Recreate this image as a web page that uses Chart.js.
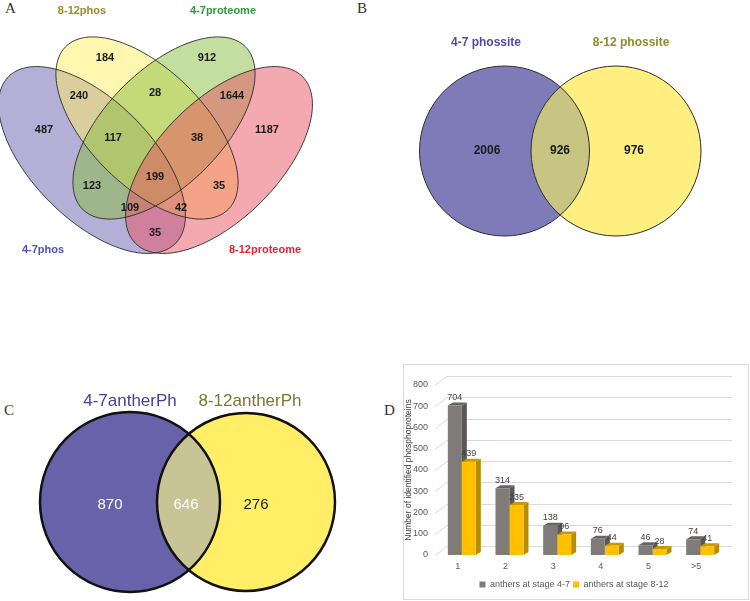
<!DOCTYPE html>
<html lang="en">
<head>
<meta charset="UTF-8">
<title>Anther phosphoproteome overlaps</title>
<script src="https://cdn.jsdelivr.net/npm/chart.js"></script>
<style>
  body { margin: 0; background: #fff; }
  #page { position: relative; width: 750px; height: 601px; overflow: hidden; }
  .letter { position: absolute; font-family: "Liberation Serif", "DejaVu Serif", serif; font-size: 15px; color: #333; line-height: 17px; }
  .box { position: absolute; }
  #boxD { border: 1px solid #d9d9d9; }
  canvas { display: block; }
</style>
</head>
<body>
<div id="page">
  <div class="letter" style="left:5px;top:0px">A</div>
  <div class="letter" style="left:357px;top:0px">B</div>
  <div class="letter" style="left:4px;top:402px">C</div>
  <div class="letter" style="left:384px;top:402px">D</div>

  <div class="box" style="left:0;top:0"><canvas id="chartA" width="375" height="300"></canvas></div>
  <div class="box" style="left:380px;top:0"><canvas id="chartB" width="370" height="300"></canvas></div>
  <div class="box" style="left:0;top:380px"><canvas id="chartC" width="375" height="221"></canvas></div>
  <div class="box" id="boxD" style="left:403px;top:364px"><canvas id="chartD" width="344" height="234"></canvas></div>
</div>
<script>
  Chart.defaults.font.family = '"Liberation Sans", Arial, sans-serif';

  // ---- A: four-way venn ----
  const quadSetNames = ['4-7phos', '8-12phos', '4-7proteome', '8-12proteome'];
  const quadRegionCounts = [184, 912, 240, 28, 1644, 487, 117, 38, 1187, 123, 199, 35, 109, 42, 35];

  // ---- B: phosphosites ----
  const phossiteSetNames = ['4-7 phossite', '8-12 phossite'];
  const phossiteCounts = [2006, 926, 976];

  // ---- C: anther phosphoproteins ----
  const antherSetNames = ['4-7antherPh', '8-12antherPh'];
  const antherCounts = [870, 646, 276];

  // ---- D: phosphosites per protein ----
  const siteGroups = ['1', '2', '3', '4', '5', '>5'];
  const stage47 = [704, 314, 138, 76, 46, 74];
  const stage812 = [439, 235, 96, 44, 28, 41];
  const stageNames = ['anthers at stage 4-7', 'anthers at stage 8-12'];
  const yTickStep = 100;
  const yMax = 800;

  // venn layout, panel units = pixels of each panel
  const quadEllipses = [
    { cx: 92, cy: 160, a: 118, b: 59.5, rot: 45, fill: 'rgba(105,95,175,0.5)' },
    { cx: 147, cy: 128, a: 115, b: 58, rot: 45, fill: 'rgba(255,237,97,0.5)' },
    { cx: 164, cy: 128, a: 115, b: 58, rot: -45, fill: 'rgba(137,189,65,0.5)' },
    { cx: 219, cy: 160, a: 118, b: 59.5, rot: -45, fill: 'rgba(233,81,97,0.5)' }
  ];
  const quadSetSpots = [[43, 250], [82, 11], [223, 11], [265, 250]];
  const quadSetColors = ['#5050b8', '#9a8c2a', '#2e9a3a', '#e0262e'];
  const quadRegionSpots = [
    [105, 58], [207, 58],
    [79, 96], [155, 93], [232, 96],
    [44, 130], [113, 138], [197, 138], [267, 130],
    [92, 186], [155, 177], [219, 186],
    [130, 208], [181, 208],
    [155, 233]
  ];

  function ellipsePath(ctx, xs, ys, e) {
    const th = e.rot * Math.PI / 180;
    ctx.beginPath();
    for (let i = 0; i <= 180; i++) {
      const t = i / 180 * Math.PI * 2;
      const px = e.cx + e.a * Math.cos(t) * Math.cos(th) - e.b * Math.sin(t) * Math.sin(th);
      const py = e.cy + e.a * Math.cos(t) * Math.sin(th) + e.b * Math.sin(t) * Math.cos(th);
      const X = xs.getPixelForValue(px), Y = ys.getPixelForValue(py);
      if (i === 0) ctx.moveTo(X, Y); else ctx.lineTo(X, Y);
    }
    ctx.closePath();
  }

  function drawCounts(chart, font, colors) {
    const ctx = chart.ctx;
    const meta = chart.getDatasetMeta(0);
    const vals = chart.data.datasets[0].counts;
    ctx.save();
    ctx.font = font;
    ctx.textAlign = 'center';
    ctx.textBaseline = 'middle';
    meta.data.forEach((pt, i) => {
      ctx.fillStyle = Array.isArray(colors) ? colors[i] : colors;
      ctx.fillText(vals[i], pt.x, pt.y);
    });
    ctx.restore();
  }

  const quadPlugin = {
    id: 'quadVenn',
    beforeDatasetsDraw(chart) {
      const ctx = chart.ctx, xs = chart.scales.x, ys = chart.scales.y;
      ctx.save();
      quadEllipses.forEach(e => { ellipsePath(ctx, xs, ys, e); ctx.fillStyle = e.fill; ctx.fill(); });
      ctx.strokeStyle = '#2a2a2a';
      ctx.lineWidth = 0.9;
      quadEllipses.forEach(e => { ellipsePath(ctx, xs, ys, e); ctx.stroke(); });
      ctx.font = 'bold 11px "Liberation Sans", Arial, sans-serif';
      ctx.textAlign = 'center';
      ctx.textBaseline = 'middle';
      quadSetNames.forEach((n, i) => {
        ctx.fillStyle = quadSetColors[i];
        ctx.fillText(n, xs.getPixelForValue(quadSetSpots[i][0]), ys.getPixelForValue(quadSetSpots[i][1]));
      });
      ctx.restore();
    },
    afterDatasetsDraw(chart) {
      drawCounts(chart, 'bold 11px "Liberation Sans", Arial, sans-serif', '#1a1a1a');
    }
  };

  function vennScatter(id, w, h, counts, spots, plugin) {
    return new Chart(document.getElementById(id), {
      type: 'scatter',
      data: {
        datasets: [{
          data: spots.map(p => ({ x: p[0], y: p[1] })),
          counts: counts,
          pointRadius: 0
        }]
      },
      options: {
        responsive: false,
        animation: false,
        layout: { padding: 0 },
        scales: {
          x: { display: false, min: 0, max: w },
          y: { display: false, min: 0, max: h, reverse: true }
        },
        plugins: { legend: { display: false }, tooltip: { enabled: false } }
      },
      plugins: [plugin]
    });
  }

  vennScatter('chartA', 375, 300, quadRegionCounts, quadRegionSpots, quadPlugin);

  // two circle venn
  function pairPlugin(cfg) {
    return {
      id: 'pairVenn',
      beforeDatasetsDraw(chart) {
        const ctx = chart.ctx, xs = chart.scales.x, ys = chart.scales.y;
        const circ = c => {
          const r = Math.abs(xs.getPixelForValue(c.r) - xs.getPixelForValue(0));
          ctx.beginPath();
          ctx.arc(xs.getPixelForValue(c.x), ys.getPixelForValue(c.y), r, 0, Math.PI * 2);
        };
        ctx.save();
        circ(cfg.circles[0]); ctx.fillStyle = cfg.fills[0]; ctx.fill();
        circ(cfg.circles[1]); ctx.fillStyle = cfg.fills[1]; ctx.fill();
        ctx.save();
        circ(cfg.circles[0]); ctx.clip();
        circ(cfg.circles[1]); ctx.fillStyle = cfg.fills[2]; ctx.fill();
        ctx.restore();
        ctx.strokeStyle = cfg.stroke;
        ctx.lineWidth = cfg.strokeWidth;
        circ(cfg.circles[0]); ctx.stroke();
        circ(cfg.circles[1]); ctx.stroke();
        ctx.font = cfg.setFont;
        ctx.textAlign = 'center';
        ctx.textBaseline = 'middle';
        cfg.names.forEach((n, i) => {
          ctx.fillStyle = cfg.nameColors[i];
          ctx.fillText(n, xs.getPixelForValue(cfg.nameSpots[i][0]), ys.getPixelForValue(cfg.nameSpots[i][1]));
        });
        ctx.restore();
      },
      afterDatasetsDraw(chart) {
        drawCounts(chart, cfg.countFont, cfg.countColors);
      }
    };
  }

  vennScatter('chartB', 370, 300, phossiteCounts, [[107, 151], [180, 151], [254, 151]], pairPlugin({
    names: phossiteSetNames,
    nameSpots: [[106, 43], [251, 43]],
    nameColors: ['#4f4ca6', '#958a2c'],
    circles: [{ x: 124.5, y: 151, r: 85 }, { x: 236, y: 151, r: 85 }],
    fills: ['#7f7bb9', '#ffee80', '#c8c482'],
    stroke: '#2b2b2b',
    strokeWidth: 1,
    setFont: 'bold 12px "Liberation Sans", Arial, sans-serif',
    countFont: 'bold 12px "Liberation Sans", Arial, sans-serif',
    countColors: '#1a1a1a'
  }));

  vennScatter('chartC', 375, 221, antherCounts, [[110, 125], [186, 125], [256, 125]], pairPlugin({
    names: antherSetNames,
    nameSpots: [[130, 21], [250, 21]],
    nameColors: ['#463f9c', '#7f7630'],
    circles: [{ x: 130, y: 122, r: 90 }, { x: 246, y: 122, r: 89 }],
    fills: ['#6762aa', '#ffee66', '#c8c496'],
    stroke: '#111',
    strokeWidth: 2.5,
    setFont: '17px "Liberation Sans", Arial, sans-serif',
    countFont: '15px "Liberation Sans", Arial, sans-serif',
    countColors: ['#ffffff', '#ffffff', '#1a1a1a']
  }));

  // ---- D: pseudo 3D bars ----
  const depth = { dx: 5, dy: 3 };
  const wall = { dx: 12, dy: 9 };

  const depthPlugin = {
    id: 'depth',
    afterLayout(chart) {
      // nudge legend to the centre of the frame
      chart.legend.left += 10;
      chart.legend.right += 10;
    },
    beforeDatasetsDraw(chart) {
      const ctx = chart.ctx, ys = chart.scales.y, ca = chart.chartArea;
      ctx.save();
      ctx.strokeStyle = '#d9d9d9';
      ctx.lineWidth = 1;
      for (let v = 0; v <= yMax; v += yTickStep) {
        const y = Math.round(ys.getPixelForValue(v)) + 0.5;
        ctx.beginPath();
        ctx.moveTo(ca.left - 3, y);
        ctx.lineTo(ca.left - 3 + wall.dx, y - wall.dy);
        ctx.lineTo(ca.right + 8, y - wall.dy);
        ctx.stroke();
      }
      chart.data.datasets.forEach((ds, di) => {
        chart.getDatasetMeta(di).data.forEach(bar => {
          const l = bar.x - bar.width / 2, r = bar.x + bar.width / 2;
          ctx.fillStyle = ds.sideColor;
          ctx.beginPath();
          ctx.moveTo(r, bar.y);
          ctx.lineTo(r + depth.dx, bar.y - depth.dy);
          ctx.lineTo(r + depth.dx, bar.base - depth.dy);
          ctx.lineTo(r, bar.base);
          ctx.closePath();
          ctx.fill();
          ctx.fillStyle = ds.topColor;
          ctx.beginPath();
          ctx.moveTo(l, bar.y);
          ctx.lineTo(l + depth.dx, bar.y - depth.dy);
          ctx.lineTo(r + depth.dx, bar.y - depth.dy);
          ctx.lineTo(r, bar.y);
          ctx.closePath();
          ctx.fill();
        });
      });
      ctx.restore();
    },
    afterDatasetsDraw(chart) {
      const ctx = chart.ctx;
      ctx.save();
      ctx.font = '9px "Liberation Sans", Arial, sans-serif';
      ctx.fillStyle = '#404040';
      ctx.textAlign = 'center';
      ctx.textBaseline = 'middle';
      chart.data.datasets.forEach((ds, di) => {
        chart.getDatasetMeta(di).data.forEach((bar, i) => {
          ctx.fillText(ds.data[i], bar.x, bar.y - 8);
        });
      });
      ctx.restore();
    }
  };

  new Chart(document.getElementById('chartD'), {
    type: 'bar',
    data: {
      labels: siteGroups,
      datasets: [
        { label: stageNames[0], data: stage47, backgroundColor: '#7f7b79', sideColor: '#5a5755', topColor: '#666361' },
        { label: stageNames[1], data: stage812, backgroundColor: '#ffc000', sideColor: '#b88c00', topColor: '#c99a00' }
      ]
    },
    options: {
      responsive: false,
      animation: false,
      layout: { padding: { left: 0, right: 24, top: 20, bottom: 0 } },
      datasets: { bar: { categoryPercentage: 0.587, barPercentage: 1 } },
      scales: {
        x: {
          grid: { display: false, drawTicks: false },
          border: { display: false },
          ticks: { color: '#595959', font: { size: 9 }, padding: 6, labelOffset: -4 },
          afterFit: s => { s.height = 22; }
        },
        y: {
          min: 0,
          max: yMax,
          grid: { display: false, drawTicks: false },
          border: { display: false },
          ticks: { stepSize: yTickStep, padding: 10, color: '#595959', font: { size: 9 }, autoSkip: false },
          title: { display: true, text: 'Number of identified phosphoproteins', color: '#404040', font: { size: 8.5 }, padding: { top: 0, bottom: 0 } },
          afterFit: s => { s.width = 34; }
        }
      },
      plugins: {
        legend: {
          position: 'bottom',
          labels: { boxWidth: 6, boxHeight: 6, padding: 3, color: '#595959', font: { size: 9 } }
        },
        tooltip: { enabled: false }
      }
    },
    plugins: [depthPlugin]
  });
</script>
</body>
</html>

• • • • •

__Your goal__. Take the material above from its first line through the line holding "const yMax = 800;" and set it down exactly, without the pictures.

__Solution below__.
Recreate this image as a web page that uses Chart.js.
<!DOCTYPE html>
<html lang="en">
<head>
<meta charset="UTF-8">
<title>Anther phosphoproteome overlaps</title>
<script src="https://cdn.jsdelivr.net/npm/chart.js"></script>
<style>
  body { margin: 0; background: #fff; }
  #page { position: relative; width: 750px; height: 601px; overflow: hidden; }
  .letter { position: absolute; font-family: "Liberation Serif", "DejaVu Serif", serif; font-size: 15px; color: #333; line-height: 17px; }
  .box { position: absolute; }
  #boxD { border: 1px solid #d9d9d9; }
  canvas { display: block; }
</style>
</head>
<body>
<div id="page">
  <div class="letter" style="left:5px;top:0px">A</div>
  <div class="letter" style="left:357px;top:0px">B</div>
  <div class="letter" style="left:4px;top:402px">C</div>
  <div class="letter" style="left:384px;top:402px">D</div>

  <div class="box" style="left:0;top:0"><canvas id="chartA" width="375" height="300"></canvas></div>
  <div class="box" style="left:380px;top:0"><canvas id="chartB" width="370" height="300"></canvas></div>
  <div class="box" style="left:0;top:380px"><canvas id="chartC" width="375" height="221"></canvas></div>
  <div class="box" id="boxD" style="left:403px;top:364px"><canvas id="chartD" width="344" height="234"></canvas></div>
</div>
<script>
  Chart.defaults.font.family = '"Liberation Sans", Arial, sans-serif';

  // ---- A: four-way venn ----
  const quadSetNames = ['4-7phos', '8-12phos', '4-7proteome', '8-12proteome'];
  const quadRegionCounts = [184, 912, 240, 28, 1644, 487, 117, 38, 1187, 123, 199, 35, 109, 42, 35];

  // ---- B: phosphosites ----
  const phossiteSetNames = ['4-7 phossite', '8-12 phossite'];
  const phossiteCounts = [2006, 926, 976];

  // ---- C: anther phosphoproteins ----
  const antherSetNames = ['4-7antherPh', '8-12antherPh'];
  const antherCounts = [870, 646, 276];

  // ---- D: phosphosites per protein ----
  const siteGroups = ['1', '2', '3', '4', '5', '>5'];
  const stage47 = [704, 314, 138, 76, 46, 74];
  const stage812 = [439, 235, 96, 44, 28, 41];
  const stageNames = ['anthers at stage 4-7', 'anthers at stage 8-12'];
  const yTickStep = 100;
  const yMax = 800;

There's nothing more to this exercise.